I attended the 2011 Economic Housing Forecast here in Austin yesterday which is sponsored by the Home Builders Assn and the Austin Board of Realtors. Speakers were from the Chamber Development board, a Federal Reserve Bank member from Dallas (who is also a professor of economics at SMU) and a gentleman who works for a company that has been around for a long time and all they do is forecasting, called Metrostudy.
All I can say is, Texas and Austin appear to be one of the best places to be at this time and going forward. We appear to be ahead of the curve and actually didn’t really get hit in the same way as the rest of the country. One point that was made which I hadn’t connected and which is interesting: Texas was much later in allowing home equity loans and lines of credit and instituted a rule that you cannot borrow or take out money in excess of 80% - that alone has probably kept us from as many foreclosures and short sales as lots of other areas.
The expectation is that home prices will continue to drop somewhat in many areas and that foreclosures will continue to rise in most parts of the country. Austin foreclosures seem to have flattened and our prices have mostly stabilized. Our builder lot inventory is being absorbed.

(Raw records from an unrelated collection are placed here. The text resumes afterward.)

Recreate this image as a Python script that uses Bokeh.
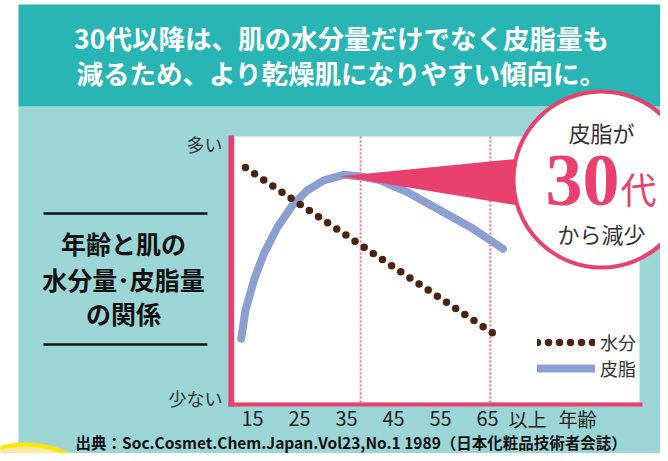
from bokeh.plotting import figure
from bokeh.models import Range1d, Legend, LegendItem
from bokeh.core.properties import value
from bokeh.embed import file_html
from bokeh.resources import INLINE

# ---------------- data ----------------
water_ages = [13.5, 38.6, 67.8]
water_values = [88.3, 58.5, 24.1]
sebum_ages = [12.6, 13.5, 15.3, 17.4, 20.3, 23.5, 26.6, 30.2, 34.4, 38.0, 42.2, 47.9, 54.3, 61.4, 68.3]
sebum_values = [24.0, 34.6, 45.9, 55.9, 65.9, 74.1, 79.7, 83.5, 85.6, 85.0, 83.5, 79.1, 72.8, 65.9, 57.8]
series_names = ["水分", "皮脂"]
x_ticks = [15, 25, 35, 45, 55, 65]
x_tick_labels = ["15", "25", "35", "45", "55", "65"]
guide_ages = [38.0, 65.6]
y_label_texts = ["多い", "少ない"]

# ---------------- layout helpers (page px -> data) ----------------
W, H, OFF = 660, 453, 0


def X(px):
    return 15 + (px - 252) / 4.7


def Y(py):
    return (402 - py) / 2.66


JP_NAME = "Noto Sans CJK JP"
JP = value(JP_NAME)
SERIF = value("Liberation Serif")
TEAL = "#2ab5b5"
PANEL = "#9bd5d5"
PINK = "#e8416f"
GUIDE = "#ef6a92"
BROWN = "#4a2410"
BLUE = "#8b9fd0"
DARK = "#333333"

p = figure(width=W, height=H, x_range=Range1d(X(OFF), X(OFF + W)),
           y_range=Range1d(Y(OFF + H), Y(OFF)),
           x_axis_type=None, y_axis_type=None, toolbar_location=None,
           output_backend="svg", min_border=0, outline_line_color=None,
           background_fill_color="white", border_fill_color="white")


def txt(px, py, s, size, color, align="center", baseline="middle", style="normal", font=JP):
    p.text(x=[X(px)], y=[Y(py)], text=[s], text_font=font, text_font_size=f"{size}px",
           text_color=color, text_align=align, text_baseline=baseline, text_font_style=style)


# backgrounds
p.quad(left=[X(18)], right=[X(680)], top=[Y(106)], bottom=[Y(470)], fill_color=PANEL, line_color=None)
p.quad(left=[X(18)], right=[X(660)], top=[Y(4)], bottom=[Y(106)], fill_color=TEAL, line_color=None)
# plot area
p.quad(left=[X(234)], right=[X(639)], top=[100], bottom=[0], fill_color="white", line_color=None)

# bottom-left yellow circle
p.scatter(x=[X(25)], y=[Y(544)], size=200, fill_color="#ffe9a0", line_color="#ffe600", line_width=4)

# dotted guides
p.segment(x0=guide_ages, x1=guide_ages, y0=[0] * len(guide_ages), y1=[100] * len(guide_ages),
          line_color=GUIDE, line_width=2, line_dash="2 2")

# axes bars
p.quad(left=[X(228)], right=[X(233.5)], top=[Y(135)], bottom=[Y(406)], fill_color=PINK, line_color=None)
p.quad(left=[X(228)], right=[X(642)], top=[Y(402)], bottom=[Y(406)], fill_color=PINK, line_color=None)

# series
r_sebum = p.line(sebum_ages, sebum_values, line_color=BLUE, line_width=8,
                 line_cap="round", line_join="round")
r_water = p.line(water_ages, water_values, line_color=BROWN, line_width=7.5,
                 line_dash="0 11", line_cap="round")

# pointer triangle from sebum peak to the bubble
peak_i = sebum_values.index(max(sebum_values))
p.patch(x=[sebum_ages[peak_i] - 0.8, X(530), X(530)], y=[sebum_values[peak_i] - 0.5, Y(157), Y(207)],
        fill_color=PINK, line_color=None)

# bubble
p.scatter(x=[X(601)], y=[Y(179)], size=176, fill_color="white", line_color=PINK, line_width=4)
txt(601, 131, "皮脂が", 22, DARK)
txt(582, 180, "30", 74, PINK, baseline="middle", style="bold", font=SERIF)
txt(638, 187, "代", 36, PINK)
txt(601, 232, "から減少", 22, DARK)

# header
txt(341, 37, "30代以降は、肌の水分量だけでなく皮脂量も", 26.5, "white", style="bold")
txt(341, 72, "減るため、より乾燥肌になりやすい傾向に。", 26.5, "white", style="bold")

# left title
p.segment(x0=[X(43), X(43)], x1=[X(207), X(207)], y0=[Y(213), Y(344)], y1=[Y(213), Y(344)],
          line_color="#111111", line_width=2.5)
txt(123, 242, "年齢と肌の", 25, "#111111", style="bold")
txt(123, 278, "水分量･皮脂量", 25, "#111111", style="bold")
txt(123, 312, "の関係", 25, "#111111", style="bold")

# y labels
p.text(x=[X(222), X(222)], y=[Y(143), Y(397)], text=y_label_texts, text_font=JP,
       text_font_size="18px", text_color=DARK, text_align="right", text_baseline="middle")

# x tick labels
p.text(x=x_ticks, y=[Y(418)] * len(x_ticks), text=x_tick_labels, text_font=JP,
       text_font_size="20px", text_color="#222222", text_align="center", text_baseline="middle")
txt(527, 418, "以上", 19, "#222222")
txt(577, 418, "年齢", 19, "#222222")

# source
txt(75, 441, "出典：Soc.Cosmet.Chem.Japan.Vol23,No.1 1989（日本化粧品技術者会誌）", 15.5, "#111111",
    align="left", style="bold")

# legend
legend = Legend(items=[LegendItem(label=series_names[0], renderers=[r_water]),
                       LegendItem(label=series_names[1], renderers=[r_sebum])],
                location=(537, 72), padding=0, margin=0, spacing=-2,
                glyph_width=58, glyph_height=20, label_height=20, label_standoff=5,
                label_text_font=JP_NAME, label_text_font_size="18px", label_text_color=DARK,
                background_fill_alpha=0, border_line_color=None)
p.add_layout(legend)

open("out.html", "w").write(file_html(p, INLINE))
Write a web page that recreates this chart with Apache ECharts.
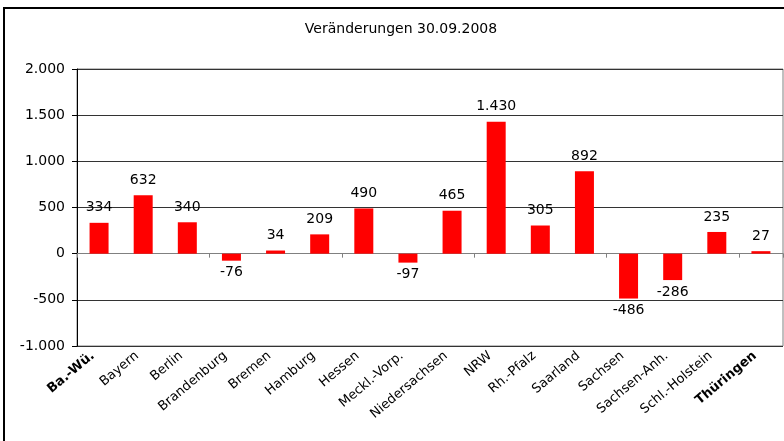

Austin had a 2.2% net job increase in 2010 and housing affordability has increased over the last 4 years. Another interesting fact: the Chamber has a full time person in CA recruiting companies to move here for a lower cost structure and bring jobs to our area. Of course all sorts of things could happen to derail everyone’s forward progress in the country, including Austin, but overall, it appears quite favorable.
The other thing that should help home sales here going forward is that usually we have about 5000-6000 apartment units come on line every year. In 2011, they are only expecting 800 which may pressure rental rates upward and push more people back into looking at owning a home in future as lease rates will increase and occupancy rates will go up. If you own rental property, you may see increased rental rates in your future.